On peut trouver, sans difficulté, des juges anti terroristes pour signer des mandats. On a tout à fait les moyens pour arrêter les gens.
Ce n’est pas comme si nous vivions dans un Droit pénal de bisounours. Notre Droit pénal est extrêmement sévère et répressif, il n’y a rien à y ajouter.
La question est pourquoi on y ajoute quelque chose ?
La première raison est comme le dit Olivier Duhamel que la question de savoir si on ne touche pas de manière disproportionnée aux libertés fondamentales a disparu de l’esprit de tout le monde.
A la fin, il y a les 9 sages du Conseil Constitutionnel qui de temps en temps retoque une mesure. Mais avant ça, il n’y a absolument plus rien. Et ceci me parait extrêmement dangereux
La deuxième raison je crois c’est aussi un déséquilibre institutionnel.

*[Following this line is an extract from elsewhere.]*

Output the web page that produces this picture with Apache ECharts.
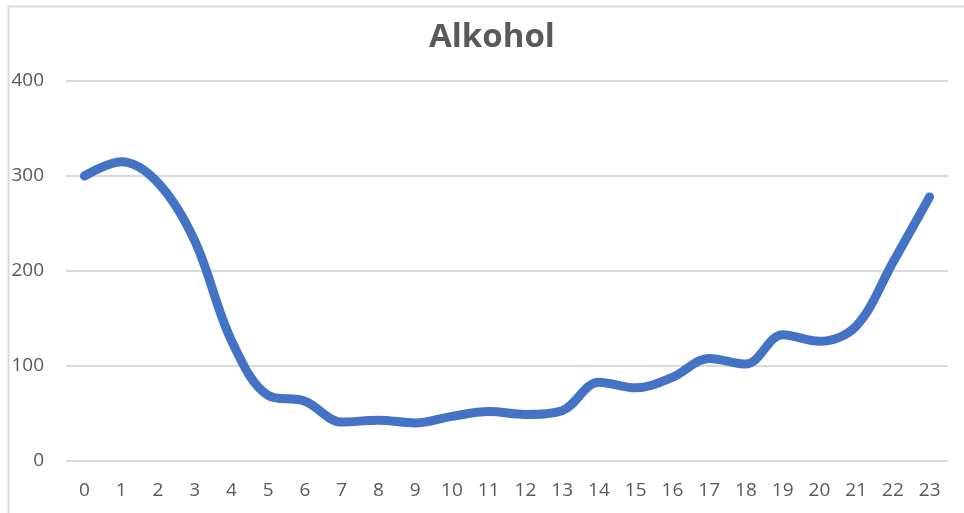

J’ai lu le premier tome des mémoires de Cazeneuve, c’est très intéressant. Lors des attentats terroristes, la totalité de cette question : l’arbitrage « sécurité – liberté » passe dans la cervelle du ministre de l’Intérieur et de lui seul. Comme s’il n’y avait pas de Ministre de la Justice, comme s’il n’y avait pas de Parlement, pas de commission des Lois, comme s’il n’y avait personne. C’est extrêmement gênant et c’est du probablement à l’évolution institutionnelle de la Vème République.
Il y a une troisième raison, nous sommes devenus une Société qui est incapable de supporter la présence du Mal en elle-même. Le Mal doit être extérieur, il doit être étranger. Il doit être éradiqué sans que l’on ne regarde d’aucune manière aux principes qui peuvent gouverner aux procédures de son éradication.
Le Mal est quelque chose que nous ne pouvons plus penser. Nous n’avons plus d’idée du salut individuel, nous n’avons plus d’idée du progrès politique.
Le Mal doit être éloigné de nous !
Et tout ce qu’on voit en matière de concours Lépine, tout comme la rétention de sureté, tout comme la déchéance de nationalité manifestent cette idée que nous allons expulser le mal parce que nous sommes des purs.
Ceci m’inquiète énormément. »
J’insiste sur ce sujet des libertés, parce que nous sommes vraiment dans une dérive de plus en plus inquiétante.
Surtout que l’imagination liberticide de certains technocrates semble débordante.
Et je considère qu’un homme comme François Sureau reste un port d’attache de nos valeurs qui dit les choses simplement :
Les moyens répressifs et de contrôle existent.
Il existe des difficultés d’organisation et de mise en œuvre.
Mais il est nul besoin d’alourdir sans cesse les contraintes et les libertés de tout le monde pour lutter contre ce type de criminalité.
Surtout sans se poser les questions des libertés fondamentales.
Et je trouve ce rappel que le mal existe, qu’il faut l’affronter avec nos valeurs, constitue un rappel salutaire.
<1287>
Le fait de proposer une nouvelle loi à chaque fois qu’un problème grave se produit permet de donner le change à celles et ceux qui essaient de profiter de l’événement pour discréditer les institutions et surtout permet d’éviter des interrogations sur l’application réelle des lois actuelles et les moyens qu’on affecte à leur mise en place
Je suis tout à fait d’accord avec toi Daniel, d’un coté une inflation législative et de l’autre pas de vrai réflexion sur les moyens, l’organisation et l’application des lois existantes. Les lois inutiles affaiblissent les lois nécessaires disait Montesquieu.